The family’s overwhelming influence is believed to be behind the departure of a number of Amarchand’s best partners in recent years. The Bharucha husband and wife team, the first non-family members to be let into the equity, quit Amarchand in Spring 2008. A few months later, one of its brightest stars, capital markets whiz Rahul Guptan, resigned to join Clifford Chance.
The family has also been accused of maintaining a tight hold over its key client relationships, to the detriment of the firm as a whole. “However much the family tries, they can’t make the transition from a proprietorial mindset to a professional mindset,” says one former partner.
Amarchand’s senior partners are held in very high esteem. But scratch beneath the surface, and there are niggling queries about the quality of some of the lawyers at the senior associate and junior partner level.

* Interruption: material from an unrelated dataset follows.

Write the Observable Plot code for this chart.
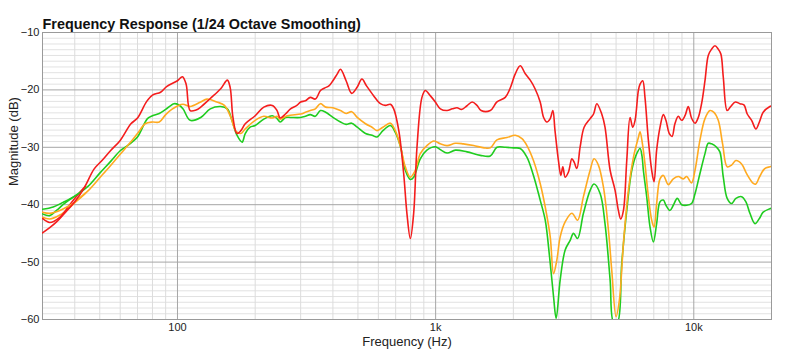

One associate general counsel at a Fortune 500 company says he was unhappy with the quality of the advice he received on a large M&A deal two years ago. “The partner who was overseeing things didn’t know what was going on and didn’t get involved enough. Then, when he did, he didn’t have the experience to handle the matter,” he says.

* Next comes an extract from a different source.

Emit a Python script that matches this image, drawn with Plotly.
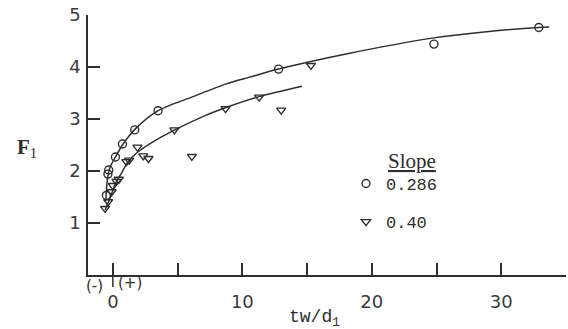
import plotly.graph_objects as go

# ---- data ----
circle_x = [-0.5, -0.38, -0.32, 0.2, 0.74, 1.69, 3.49, 12.8, 24.8, 32.9]
circle_y = [1.53, 1.94, 2.02, 2.27, 2.52, 2.79, 3.16, 3.96, 4.44, 4.76]

tri_x = [-0.6, -0.36, -0.1, 0.0, 0.28, 0.46, 1.05, 1.26, 1.9, 2.35, 2.75, 4.75, 6.1, 8.7, 11.3, 13.0, 15.3]
tri_y = [1.28, 1.41, 1.60, 1.72, 1.80, 1.84, 2.18, 2.21, 2.46, 2.29, 2.24, 2.79, 2.28, 3.20, 3.42, 3.17, 4.03]

upper_x = [-0.55, -0.4, -0.2, 0.2, 0.74, 1.7, 3.5, 6.2, 8.7, 10.5, 12.8, 18.2, 24.8, 28.5, 32.9, 33.7]
upper_y = [1.42, 1.88, 2.08, 2.27, 2.50, 2.80, 3.16, 3.43, 3.67, 3.80, 3.96, 4.26, 4.56, 4.67, 4.76, 4.77]

lower_x = [-0.6, -0.23, 0.2, 0.67, 1.18, 1.95, 3.1, 4.7, 7.08, 8.74, 11.3, 14.6]
lower_y = [1.25, 1.47, 1.76, 1.96, 2.18, 2.37, 2.56, 2.78, 3.06, 3.22, 3.43, 3.63]

x_tickvals = [0, 5, 10, 15, 20, 25, 30, 35]
x_ticktext = ["0", "", "10", "", "20", "", "30", ""]
y_tickvals = [1, 2, 3, 4, 5]
y_ticktext = ["1", "2", "3", "4", "5"]

series_names = ["0.286", "0.40"]

INK = "#2e2e2e"

fig = go.Figure()

fig.add_trace(go.Scatter(x=upper_x, y=upper_y, mode="lines", line=dict(color=INK, width=1.5, shape="spline", smoothing=0.8),
                         showlegend=False, hoverinfo="skip"))
fig.add_trace(go.Scatter(x=lower_x, y=lower_y, mode="lines", line=dict(color=INK, width=1.5, shape="spline", smoothing=0.8),
                         showlegend=False, hoverinfo="skip"))

fig.add_trace(go.Scatter(x=circle_x, y=circle_y, mode="markers", name=series_names[0], legendgroup="a",
                         marker=dict(symbol="circle-open", size=8, color=INK, line=dict(width=1.4, color=INK))))
fig.add_trace(go.Scatter(x=tri_x, y=tri_y, mode="markers", name=series_names[1], legendgroup="b",
                         marker=dict(symbol="triangle-down-open", size=8, color=INK, line=dict(width=1.4, color=INK))))

tick_font = dict(family="DejaVu Sans", size=18, color="#3a3a3a")

fig.update_xaxes(range=[-1.92, 35], tickmode="array", tickvals=x_tickvals, ticktext=x_ticktext,
                 ticks="inside", ticklen=12, tickwidth=1.5, tickcolor=INK,
                 showline=True, linecolor=INK, linewidth=1.5, showgrid=False, zeroline=False,
                 tickfont=tick_font, ticklabelstandoff=10, ticklabeloverflow="allow", automargin=False)
fig.update_yaxes(range=[0, 5], tickmode="array", tickvals=y_tickvals, ticktext=y_ticktext,
                 ticks="inside", ticklen=12, tickwidth=1.5, tickcolor=INK,
                 showline=True, linecolor=INK, linewidth=1.5, showgrid=False, zeroline=False,
                 tickfont=tick_font, ticklabelstandoff=2, ticklabeloverflow="allow", automargin=False)

# zero tick crossing below the axis
fig.add_shape(type="line", xref="x", yref="paper", x0=0, x1=0, y0=-0.046, y1=0.0,
              line=dict(color=INK, width=1.5))

annots = [
    dict(text="<b>F</b><sub>1</sub>", x=-0.128, y=0.49, xref="paper", yref="paper",
         font=dict(family="Liberation Serif", size=21, color=INK)),
    dict(text="tw/d<sub>1</sub>", x=15.6, y=-0.167, xref="x", yref="paper",
         font=dict(family="Liberation Mono", size=18, color=INK)),
    dict(text="(-)", x=-1.4, y=-0.042, xref="x", yref="paper",
         font=dict(family="DejaVu Sans", size=15, color=INK)),
    dict(text="(+)", x=1.3, y=-0.03, xref="x", yref="paper",
         font=dict(family="DejaVu Sans", size=15, color=INK)),
    dict(text="<u>Slope</u>", x=23.1, y=0.44, xref="x", yref="paper",
         font=dict(family="Liberation Serif", size=21, color=INK)),
]
for a in annots:
    fig.add_annotation(showarrow=False, xanchor="center", yanchor="middle", **a)

fig.update_layout(
    width=568, height=329,
    margin=dict(l=88, r=2, t=15, b=54),
    paper_bgcolor="white", plot_bgcolor="white",
    showlegend=True,
    legend=dict(x=(346 - 88) / 478, y=(275 - 166) / 260, xanchor="left", yanchor="top",
                font=dict(family="Liberation Mono", size=17, color=INK),
                bgcolor="rgba(0,0,0,0)", tracegroupgap=13, itemwidth=30),
)

# remove the browser's default 8px body margin so the figure fills the window
fig.write_html("out.html", config={"displayModeBar": False},
               post_script="document.body.style.margin='0px';")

Amarchand’s quality problems stem from the firm’s aggressive hiring policy. The last two years have seen Amarchand increase its size by almost one third to about 440 lawyers. “The rate of expansion has been indiscriminate and quality has been sacrificed,” says a former Amarchand partner.
Amarchand’s modernisation drive
“There could be quality problems somewhere in the middle, but nothing very serious,” Cyril Shroff candidly admits. He acknowledges that the firm, with an estimated turnover of about $100 million, needs to modernise a number of areas of its business. But Shroff remains adamant that Amarchand does not need an alliance to stay up to date on changes in regulation, improve its management systems, or access the latest technology.

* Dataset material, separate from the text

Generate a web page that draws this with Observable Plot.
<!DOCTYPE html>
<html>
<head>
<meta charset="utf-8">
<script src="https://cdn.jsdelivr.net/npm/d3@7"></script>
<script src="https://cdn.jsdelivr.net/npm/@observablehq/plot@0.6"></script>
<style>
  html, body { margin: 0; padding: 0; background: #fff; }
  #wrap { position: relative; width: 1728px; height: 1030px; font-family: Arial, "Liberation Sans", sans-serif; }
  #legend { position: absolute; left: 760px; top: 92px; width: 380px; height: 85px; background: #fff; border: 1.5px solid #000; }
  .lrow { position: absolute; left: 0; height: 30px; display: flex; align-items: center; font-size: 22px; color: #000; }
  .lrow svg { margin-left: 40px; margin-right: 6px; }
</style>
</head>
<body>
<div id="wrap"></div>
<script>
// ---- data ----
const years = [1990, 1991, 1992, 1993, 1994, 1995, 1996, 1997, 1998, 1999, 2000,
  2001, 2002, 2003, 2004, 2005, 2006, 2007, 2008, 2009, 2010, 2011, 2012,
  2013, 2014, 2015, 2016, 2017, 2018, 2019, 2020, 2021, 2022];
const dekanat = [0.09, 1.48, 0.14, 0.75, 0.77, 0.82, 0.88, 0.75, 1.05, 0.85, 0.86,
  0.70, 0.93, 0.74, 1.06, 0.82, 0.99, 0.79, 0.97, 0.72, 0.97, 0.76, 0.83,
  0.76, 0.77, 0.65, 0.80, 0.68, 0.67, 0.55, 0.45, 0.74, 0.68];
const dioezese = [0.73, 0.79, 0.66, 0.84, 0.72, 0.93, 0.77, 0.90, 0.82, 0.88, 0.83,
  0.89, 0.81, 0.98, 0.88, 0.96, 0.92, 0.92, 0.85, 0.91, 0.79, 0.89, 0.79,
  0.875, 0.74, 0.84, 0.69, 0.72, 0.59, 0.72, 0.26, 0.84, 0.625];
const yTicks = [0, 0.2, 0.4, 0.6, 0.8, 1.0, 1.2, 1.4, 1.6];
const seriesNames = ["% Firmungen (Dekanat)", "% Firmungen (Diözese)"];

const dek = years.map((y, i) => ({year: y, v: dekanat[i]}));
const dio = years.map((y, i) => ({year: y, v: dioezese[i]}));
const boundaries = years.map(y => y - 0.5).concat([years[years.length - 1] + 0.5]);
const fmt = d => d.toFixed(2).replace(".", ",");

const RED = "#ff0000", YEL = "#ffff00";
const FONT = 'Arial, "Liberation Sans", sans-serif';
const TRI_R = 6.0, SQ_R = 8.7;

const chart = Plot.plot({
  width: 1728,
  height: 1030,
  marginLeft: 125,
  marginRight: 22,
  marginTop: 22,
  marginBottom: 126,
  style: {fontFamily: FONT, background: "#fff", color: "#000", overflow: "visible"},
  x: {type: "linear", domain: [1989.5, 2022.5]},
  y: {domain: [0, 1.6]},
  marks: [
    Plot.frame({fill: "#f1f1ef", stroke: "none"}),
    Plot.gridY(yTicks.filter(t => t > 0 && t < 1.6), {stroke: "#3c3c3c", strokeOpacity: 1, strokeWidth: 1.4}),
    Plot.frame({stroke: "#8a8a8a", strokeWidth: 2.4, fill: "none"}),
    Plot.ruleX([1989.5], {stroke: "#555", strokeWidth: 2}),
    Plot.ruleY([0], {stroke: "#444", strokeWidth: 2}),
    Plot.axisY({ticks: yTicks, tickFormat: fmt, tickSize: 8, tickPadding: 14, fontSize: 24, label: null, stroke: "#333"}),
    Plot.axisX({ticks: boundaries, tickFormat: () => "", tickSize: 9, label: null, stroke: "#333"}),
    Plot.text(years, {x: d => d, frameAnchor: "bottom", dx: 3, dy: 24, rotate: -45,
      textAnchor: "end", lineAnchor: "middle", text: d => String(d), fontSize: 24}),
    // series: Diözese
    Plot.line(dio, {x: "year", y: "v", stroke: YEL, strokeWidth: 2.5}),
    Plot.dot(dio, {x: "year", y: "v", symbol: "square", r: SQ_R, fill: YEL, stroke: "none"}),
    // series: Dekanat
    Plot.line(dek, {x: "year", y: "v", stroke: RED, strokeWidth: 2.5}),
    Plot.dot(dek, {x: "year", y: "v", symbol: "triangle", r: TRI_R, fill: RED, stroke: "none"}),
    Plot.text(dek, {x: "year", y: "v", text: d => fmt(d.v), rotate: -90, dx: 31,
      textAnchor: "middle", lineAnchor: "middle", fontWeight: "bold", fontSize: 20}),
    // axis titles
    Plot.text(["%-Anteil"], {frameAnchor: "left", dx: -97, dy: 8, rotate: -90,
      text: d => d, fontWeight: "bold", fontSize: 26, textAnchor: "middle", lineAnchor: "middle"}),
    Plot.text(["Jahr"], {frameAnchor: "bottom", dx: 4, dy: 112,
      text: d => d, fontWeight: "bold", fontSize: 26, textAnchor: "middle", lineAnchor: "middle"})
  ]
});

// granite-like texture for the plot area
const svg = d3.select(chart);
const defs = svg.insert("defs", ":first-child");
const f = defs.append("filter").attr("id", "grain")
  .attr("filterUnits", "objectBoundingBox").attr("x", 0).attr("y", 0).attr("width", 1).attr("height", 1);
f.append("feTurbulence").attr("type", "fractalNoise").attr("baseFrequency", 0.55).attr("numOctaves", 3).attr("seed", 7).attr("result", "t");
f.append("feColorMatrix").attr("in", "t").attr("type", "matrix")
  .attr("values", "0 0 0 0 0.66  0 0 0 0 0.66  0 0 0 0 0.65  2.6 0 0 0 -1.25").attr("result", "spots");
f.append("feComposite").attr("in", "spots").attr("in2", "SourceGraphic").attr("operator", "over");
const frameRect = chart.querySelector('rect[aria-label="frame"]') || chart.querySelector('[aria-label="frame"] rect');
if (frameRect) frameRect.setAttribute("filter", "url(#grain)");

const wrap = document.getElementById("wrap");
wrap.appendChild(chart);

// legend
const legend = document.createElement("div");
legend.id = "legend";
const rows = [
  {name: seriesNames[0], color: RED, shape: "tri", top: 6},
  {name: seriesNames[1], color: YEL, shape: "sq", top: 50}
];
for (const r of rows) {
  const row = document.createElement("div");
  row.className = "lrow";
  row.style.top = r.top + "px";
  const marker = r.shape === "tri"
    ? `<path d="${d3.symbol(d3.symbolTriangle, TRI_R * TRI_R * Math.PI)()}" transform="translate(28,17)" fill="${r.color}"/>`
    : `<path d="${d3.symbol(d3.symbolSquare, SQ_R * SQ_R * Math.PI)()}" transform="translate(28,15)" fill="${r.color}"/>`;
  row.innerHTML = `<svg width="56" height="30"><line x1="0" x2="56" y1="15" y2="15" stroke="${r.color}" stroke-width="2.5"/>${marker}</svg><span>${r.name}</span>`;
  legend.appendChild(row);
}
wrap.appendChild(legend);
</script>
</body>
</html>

Over the last year, the firm has invested heavily in the latest document management software, hired a western COO, and introduced a seven-person management committee – comprised of four non-family and three family members – to preside over most operational matters. “The family is now consciously the minority,” Shroff says.
But the modernisation drive’s centrepiece is the reforms to Amarchand’s system of remuneration. The family’s profit pool has been cut down to about 75% in recent years, Shroff says. (The non-family share is distributed through a sevenstep lockstep process and top of the equity is about $2 million.)
The plan is for the profits to be split 50:50 between family and non-family in the next few years as more equity partners are promoted, Shroff adds. This will reduce the ratio of partners to associates to about 1:6.
“Our strategy is to move towards creating a more modern firm internally. Obviously one reason is retention, but it is really a move to make sure we create a more enduring institution.” But former partners claim that the Shroff family remains divided about the process of modernisation. “Despite all the noises they are making,” says a former Amarchand partner, “very little is likely to change.” And critics express doubt about the overhaul of its remuneration system. “The intention is there, but how much will happen is open to question,” one source says.
Shroff brushes aside such criticism. “There will always be cynics whatever you do. But I can assure you these are not easy changes to make.” He is unapologetic about the family’s influence on the firm. “For us it’s more than just a business, it’s an heirloom,” he explains. “We see this firm as a bicycle with two wheels. One of the wheels is the family and one of the wheels is the other partners. It’s about striking the right balance.”
Risks and pitfalls
AZB’s own attempts to move with the times have not been without their problems. Since the firm signed its alliance with Clifford Chance, it has suffered a bruising slump in global M&A mandates. This year the firm has worked on deals totalling $2 billion, according to Mergermarket figures ending September 30. The previous year saw AZB work in deals totalling $12 billion.
In contrast, Amarchand’s figures have remained broadly consistent. This year it has worked on deals totalling $3 billion – 50% more than its rival.
Slaughter and May – which has a close relationship with Amarchand – is one firm that will now send AZB less work. Slaughters often called on AZB’s services before its association. “It is likely that we will do less work with AZB over time because of their relationship with Clifford Chance,” says Slaughter and May’s Paul Olney.
Mody claims to be unperturbed by the dropoff. “The loss of referrals from other law firms was factored into our decision [to tie-up] and we hope that many of them will come back in the mid-to-long term,” she says. AZB has also seen a team of lawyers from its Bangalore office quit the firm after it signed the alliance because they felt their practices would lose out.
Although AZB’s system of remuneration is not as tightly controlled as Amarchand’s, it remains a long way from western lockstep systems and there is little indication that it’s going to change. The firm’s 15 equity partners are each assigned a percentage of the firm’s total profit pool by its partnership deed. But a tiny elite still receives the lion’s share of the profits.
Zia Mody declined to discuss her firm’s financials but she allegedly takes home more than 50% of the total. Observers estimate this figure is in excess of $10 million. Mody was one of the highest taxpayers in India in 2006-07, according to business website MapsofIndia.com.
If a merger is eventually allowed, Clifford Chance could find AZB, with its profit pool and client base so dominated by one person, a problematic beast to absorb. The London firm famously struggled to hold onto star partners in its merger with US firm Rogers and Wells ten years ago.
In the meantime, the big risk for AZB is that if the question of liberalisation drags on for years, the tie-up’s momentum stalls, leaving its partners frustrated at the number of referrals they are missing out on.
Ultimately, the two firms have different longterm objectives: Amarchand wants to build a firm it can hand down to the next generation of Shroffs. AZB’s leaders want to hand the firm over to the next generation of partners. But there is one vital difference: the success of Zia Mody’s operation depends to some extent on Clifford Chance and liberalisation. In contrast, Cyril Shroff ’s destiny is in his own hands, and depends on whether the family has the will to push through much-needed reforms.